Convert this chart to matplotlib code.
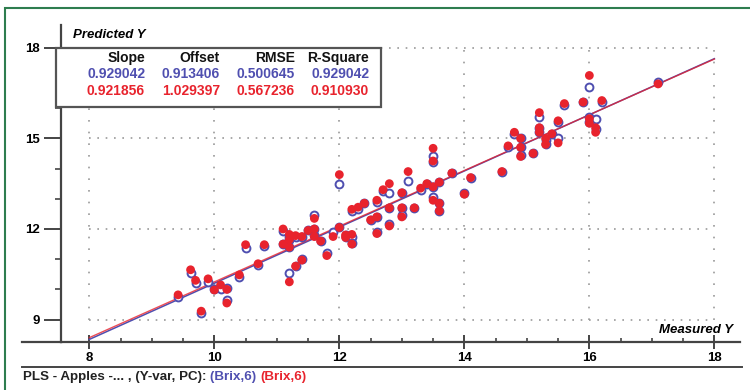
import numpy as np
import matplotlib.pyplot as plt
from matplotlib.patches import Rectangle
from matplotlib.lines import Line2D
from matplotlib.ticker import MultipleLocator

plt.rcParams['font.family'] = ['Liberation Sans', 'DejaVu Sans']

# measured values and the two sets of predictions (blue / red)
measured = [9.42, 9.62, 9.70, 9.79, 9.90, 10.00, 10.10, 10.20, 10.20, 10.40,
            10.50, 10.70, 10.80, 11.10, 11.10, 11.20, 11.20, 11.20, 11.20, 11.30,
            11.30, 11.40, 11.40, 11.50, 11.60, 11.60, 11.60, 11.70, 11.80, 11.90,
            12.00, 12.00, 12.10, 12.10, 12.20, 12.20, 12.20, 12.30, 12.40, 12.50,
            12.60, 12.60, 12.60, 12.70, 12.80, 12.80, 12.80, 13.00, 13.00, 13.00,
            13.10, 13.20, 13.30, 13.40, 13.50, 13.50, 13.50, 13.50, 13.60, 13.60,
            13.60, 13.80, 14.00, 14.10, 14.60, 14.70, 14.80, 14.90, 14.90, 14.90,
            15.10, 15.20, 15.20, 15.20, 15.30, 15.30, 15.40, 15.50, 15.50, 15.60,
            15.90, 16.00, 16.00, 16.00, 16.10, 16.10, 16.20, 17.10]
pred_blue = [9.75, 10.55, 10.20, 9.22, 10.25, 10.00, 10.00, 9.65, 10.05, 10.40,
             11.37, 10.80, 11.45, 11.93, 11.50, 10.55, 11.75, 11.65, 11.42, 10.77,
             11.75, 11.00, 11.75, 11.95, 12.45, 12.00, 11.80, 11.60, 11.20, 11.90,
             13.50, 12.05, 11.80, 11.75, 12.60, 11.75, 11.55, 12.65, 12.85, 12.30,
             12.90, 12.40, 11.90, 13.25, 13.20, 12.70, 12.15, 13.20, 12.70, 12.45,
             13.60, 12.70, 13.30, 13.50, 14.40, 14.20, 13.40, 13.05, 13.55, 12.85,
             12.60, 13.85, 13.20, 13.70, 13.90, 14.70, 15.15, 15.00, 14.70, 14.45,
             14.50, 15.70, 15.35, 15.20, 14.95, 14.80, 15.15, 15.55, 15.00, 16.10,
             16.20, 16.70, 15.70, 15.55, 15.65, 15.30, 16.20, 16.85]
pred_red = [9.82, 10.65, 10.30, 9.28, 10.35, 9.98, 10.15, 9.55, 10.00, 10.48,
            11.48, 10.85, 11.48, 12.00, 11.50, 10.25, 11.82, 11.65, 11.40, 10.77,
            11.78, 10.97, 11.75, 11.95, 12.35, 12.00, 11.75, 11.60, 11.12, 11.75,
            13.80, 12.05, 11.80, 11.72, 12.65, 11.82, 11.50, 12.72, 12.85, 12.30,
            12.95, 12.40, 11.85, 13.30, 13.50, 12.70, 12.10, 13.20, 12.70, 12.40,
            13.90, 12.70, 13.35, 13.50, 14.67, 14.25, 13.40, 12.95, 13.55, 12.85,
            12.60, 13.85, 13.15, 13.70, 13.90, 14.75, 15.20, 15.00, 14.70, 14.40,
            14.50, 15.85, 15.35, 15.20, 15.00, 14.80, 15.15, 15.58, 14.85, 16.15,
            16.20, 17.08, 15.65, 15.50, 15.35, 15.20, 16.25, 16.80]

headers = ['Slope', 'Offset', 'RMSE', 'R-Square']
stats_blue = ['0.929042', '0.913406', '0.500645', '0.929042']
stats_red = ['0.921856', '1.029397', '0.567236', '0.910930']
slope_blue, offset_blue = 0.929042, 0.913406
slope_red, offset_red = 0.921856, 1.029397

BLUE = '#4f4fb0'
RED = '#e8232d'
W, H = 750, 390

def fx(px):
    return px / W

def fy(py):
    return 1 - py / H

fig = plt.figure(figsize=(7.5, 3.9), dpi=100)
ax = fig.add_axes([fx(61), fy(342), fx(740) - fx(61), fy(25) - fy(342)])
ax.set_xlim(7.547, 18.41)
ax.set_ylim(8.26, 18.75)

# dotted grid, only inside 8..18 / 9..18
for gx in [8, 10, 12, 14, 16, 18]:
    ax.vlines(gx, 9, 18, colors='#999999', linestyles=(0, (1, 6)), lw=1.2, zorder=1)
for gy in [9, 12, 15, 18]:
    ax.hlines(gy, 8, 18, colors='#999999', linestyles=(0, (1, 4)), lw=1.2, zorder=1)

# regression lines
xl = np.array([8, 18])
ax.plot(xl, slope_blue * xl + offset_blue, color=BLUE, lw=1.1, zorder=3)
ax.plot(xl, slope_red * xl + offset_red, color=RED, lw=1.0, alpha=0.8, zorder=3)

ax.scatter(measured, pred_blue, s=32, facecolors='white', edgecolors=BLUE, linewidths=1.4, zorder=4)
ax.scatter(measured, pred_red, s=40, color=RED, edgecolors='none', zorder=5)

# ticks and spines
for s in ['top', 'right']:
    ax.spines[s].set_visible(False)
for s in ['left', 'bottom']:
    ax.spines[s].set_color('#444444')
    ax.spines[s].set_linewidth(1.6)
ax.set_xticks([8, 10, 12, 14, 16, 18])
ax.set_yticks([9, 12, 15, 18])
ax.xaxis.set_minor_locator(MultipleLocator(0.5))
ax.yaxis.set_minor_locator(MultipleLocator(1))
ax.tick_params(axis='x', which='major', direction='inout', length=10, width=1.4,
               color='#444444', labelsize=9.5, pad=2)
ax.tick_params(axis='x', which='minor', direction='in', length=3, width=1.2, color='#444444')
ax.tick_params(axis='y', which='major', direction='out', length=12, width=1.4,
               color='#444444', labelsize=9.5, pad=3)
ax.tick_params(axis='y', which='minor', direction='out', length=4, width=1.2, color='#444444')
for lab in ax.get_xticklabels() + ax.get_yticklabels():
    lab.set_fontweight('bold')

# stats box
box = Rectangle((fx(56), fy(107)), fx(381) - fx(56), fy(47.7) - fy(107),
                transform=fig.transFigure, facecolor='white', edgecolor='#555555',
                lw=1.6, zorder=6, clip_on=False)
ax.add_patch(box)
col_right = [145, 220, 295, 369]
for i in range(4):
    fig.text(fx(col_right[i]), fy(58), headers[i], ha='right', va='center',
             fontsize=10, fontweight='bold', color='#111111', zorder=7)
    fig.text(fx(col_right[i]), fy(74.5), stats_blue[i], ha='right', va='center',
             fontsize=10, fontweight='bold', color=BLUE, zorder=7)
    fig.text(fx(col_right[i]), fy(91), stats_red[i], ha='right', va='center',
             fontsize=10, fontweight='bold', color=RED, zorder=7)

fig.text(fx(73), fy(35), 'Predicted Y', fontsize=9.5, fontweight='bold', style='italic',
         ha='left', va='center')
fig.text(fx(733), fy(330), 'Measured Y', fontsize=9.5, fontweight='bold', style='italic',
         ha='right', va='center')

# extra frame lines
fig.add_artist(Line2D([fx(22), fx(61)], [fy(342), fy(342)], color='#444444', lw=1.6))
fig.add_artist(Line2D([fx(22), fx(742)], [fy(367), fy(367)], color='#444444', lw=1.4))
fig.add_artist(Rectangle((fx(5), fy(400)), 1.0, fy(8) - fy(400), transform=fig.transFigure,
                         fill=False, edgecolor='#2e7d4f', lw=1.5))

# status line
t1 = fig.text(fx(23), fy(377), 'PLS - Apples -... , (Y-var, PC): ', fontsize=9.6,
              fontweight='bold', color='#222222', ha='left', va='center')
fig.canvas.draw()
bb = t1.get_window_extent()
t2 = fig.text(bb.x1 / W, fy(377), '(Brix,6) ', fontsize=9.6, fontweight='bold',
              color=BLUE, ha='left', va='center')
bb2 = t2.get_window_extent()
fig.text(bb2.x1 / W, fy(377), '(Brix,6)', fontsize=9.6, fontweight='bold',
         color=RED, ha='left', va='center')

fig.savefig('out.png', dpi=100)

=====

EXERCISE
The lines from the top of the data above through the one holding "plt.rcParams['font.family'] = ['Liberation" are to be repeated exactly, and only those, with no pictures.

FULL ANSWER
Convert this chart to matplotlib code.
import numpy as np
import matplotlib.pyplot as plt
from matplotlib.patches import Rectangle
from matplotlib.lines import Line2D
from matplotlib.ticker import MultipleLocator

plt.rcParams['font.family'] = ['Liberation Sans', 'DejaVu Sans']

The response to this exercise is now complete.